A startup of former Nokia employees presents its smartphone Jolla As promised last month, startup Jolla Ltd. founded by former employees of Nokia revealed its first smartphone. The device has an unusual design, runs on MeeGo-based Sailfish OS, which allows launching Android apps and is simply called Jolla.

Updated Jolla.com website is dedicated to the smartphone. The device is a plastic monoblock with interchangeable colored panels; visually the device is quite thick. The smartphone looks like it is assembled from two parts. This design may seem original to someone, and someone would find it ridiculous.

The "alternative" Finnish phone has an HD 4.5-inch display (1280?720 pixels), a dual-core processor, 16 GB ROM and a microSD slot. The main camera resolution is 8 megapixels, the multimode transceiver supports LTE, and the battery can be easily changed on the go.

The device has multi-colored rear panels (The Other Halves) that automatically change smartphone’s interface adjusting to the given style. Finally, Jolla’s interchangeable cases may storage some content, for example, they can storage a new album of your favorite band and use its cover image as a design feature.

As stated on Jolla’s website, the sales will begin in Europe before the end of 2013, and then, perhaps, in other regions. The estimated price of the device without taxes and subsidies is 399 EUR (about 16K RUR). It will be 100 EUR cheaper for those preordered the device.

Sailfish OS has noticeably changed compared to its earlier demo versions.
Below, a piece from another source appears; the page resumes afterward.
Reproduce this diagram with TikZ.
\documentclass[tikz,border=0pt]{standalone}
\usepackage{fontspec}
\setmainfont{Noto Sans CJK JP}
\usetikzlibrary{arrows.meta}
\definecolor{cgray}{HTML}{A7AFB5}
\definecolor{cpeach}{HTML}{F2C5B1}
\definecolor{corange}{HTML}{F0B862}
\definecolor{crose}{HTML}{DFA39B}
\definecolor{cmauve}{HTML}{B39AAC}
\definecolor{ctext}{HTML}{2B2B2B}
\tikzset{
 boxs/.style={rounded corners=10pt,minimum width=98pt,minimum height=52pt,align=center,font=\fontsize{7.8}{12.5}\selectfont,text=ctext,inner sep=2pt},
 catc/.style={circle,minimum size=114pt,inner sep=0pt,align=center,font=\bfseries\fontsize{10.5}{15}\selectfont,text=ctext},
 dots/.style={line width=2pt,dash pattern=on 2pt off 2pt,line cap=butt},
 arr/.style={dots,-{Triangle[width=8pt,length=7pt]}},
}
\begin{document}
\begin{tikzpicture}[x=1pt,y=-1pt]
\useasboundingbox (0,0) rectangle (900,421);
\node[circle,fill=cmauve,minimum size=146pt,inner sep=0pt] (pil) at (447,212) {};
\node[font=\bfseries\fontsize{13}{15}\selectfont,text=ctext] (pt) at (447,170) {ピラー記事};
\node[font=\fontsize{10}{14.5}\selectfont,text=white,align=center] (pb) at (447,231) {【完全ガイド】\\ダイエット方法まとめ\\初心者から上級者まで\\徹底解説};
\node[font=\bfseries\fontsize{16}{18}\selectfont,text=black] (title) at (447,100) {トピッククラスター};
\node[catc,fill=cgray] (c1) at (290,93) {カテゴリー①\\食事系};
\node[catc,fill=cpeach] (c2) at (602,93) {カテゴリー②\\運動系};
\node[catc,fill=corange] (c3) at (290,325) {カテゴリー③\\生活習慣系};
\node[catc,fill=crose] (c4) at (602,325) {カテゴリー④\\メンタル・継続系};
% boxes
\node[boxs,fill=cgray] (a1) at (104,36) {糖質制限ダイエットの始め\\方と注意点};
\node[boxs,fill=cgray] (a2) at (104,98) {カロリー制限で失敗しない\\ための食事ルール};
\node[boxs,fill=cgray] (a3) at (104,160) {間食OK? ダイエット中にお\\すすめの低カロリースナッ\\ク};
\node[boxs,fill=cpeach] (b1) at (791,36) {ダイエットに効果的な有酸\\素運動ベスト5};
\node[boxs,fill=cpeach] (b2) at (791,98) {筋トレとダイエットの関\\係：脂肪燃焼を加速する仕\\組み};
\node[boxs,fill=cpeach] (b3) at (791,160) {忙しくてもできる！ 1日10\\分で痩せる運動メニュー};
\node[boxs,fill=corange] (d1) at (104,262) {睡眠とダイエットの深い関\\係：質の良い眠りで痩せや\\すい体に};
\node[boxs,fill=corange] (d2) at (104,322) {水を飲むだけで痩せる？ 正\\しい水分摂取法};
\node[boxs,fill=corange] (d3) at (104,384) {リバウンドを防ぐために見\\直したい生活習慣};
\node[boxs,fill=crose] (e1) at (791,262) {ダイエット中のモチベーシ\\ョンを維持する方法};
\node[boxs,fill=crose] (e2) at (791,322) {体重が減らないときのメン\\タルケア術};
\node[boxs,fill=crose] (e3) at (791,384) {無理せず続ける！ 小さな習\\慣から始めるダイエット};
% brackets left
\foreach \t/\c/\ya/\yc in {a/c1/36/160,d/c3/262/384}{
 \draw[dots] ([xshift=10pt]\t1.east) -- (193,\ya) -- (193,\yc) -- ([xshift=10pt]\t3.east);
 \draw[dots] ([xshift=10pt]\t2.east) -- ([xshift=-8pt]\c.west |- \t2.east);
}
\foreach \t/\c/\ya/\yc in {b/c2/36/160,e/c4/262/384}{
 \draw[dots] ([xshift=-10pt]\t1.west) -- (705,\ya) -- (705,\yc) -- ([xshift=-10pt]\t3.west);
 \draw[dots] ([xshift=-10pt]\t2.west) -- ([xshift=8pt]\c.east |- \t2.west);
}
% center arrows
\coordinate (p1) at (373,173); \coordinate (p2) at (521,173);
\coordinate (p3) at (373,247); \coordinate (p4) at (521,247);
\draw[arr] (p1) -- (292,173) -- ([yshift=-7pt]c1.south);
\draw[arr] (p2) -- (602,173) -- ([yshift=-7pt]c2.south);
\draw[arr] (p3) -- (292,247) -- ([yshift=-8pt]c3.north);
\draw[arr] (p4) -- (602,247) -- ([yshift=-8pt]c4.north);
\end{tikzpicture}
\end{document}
The interface is still based on the vertical and horizontal swipe gestures (the device has neither hardware nor touch-screen or system buttons), but now the main screen displays up to nine app widgets instead of four.
According to vesti.ru, a group of employees participated in the MeeGo platform development left Nokia and established Jolla startup. Mark Dillon was among them; he worked for the company for almost 11 years and served as the chief engineer for MeeGo since 2006. The development of this promising, according to many experts, platform was stopped by the current CEO of Nokia Steven Ilop, who moved the top smartphones of the Finnish company over to Microsoft software.

Jolla attracted 200M EUR from investors (not specified) on the development of MeeGo. Subsequently, the OS was renamed to Sailfish. Tom Pienimaki replaced Mark Dillon as the company’s CEO to let him spend more time working on the OS as the head of software development at Jolla Ltd.

Jolla has an important advantage, since the OS has a built-in client that allows you to run non-customized Android apps. Theoretically, this should rid Sailfish of a typical problem of new operating systems - an acute shortage of high-quality software.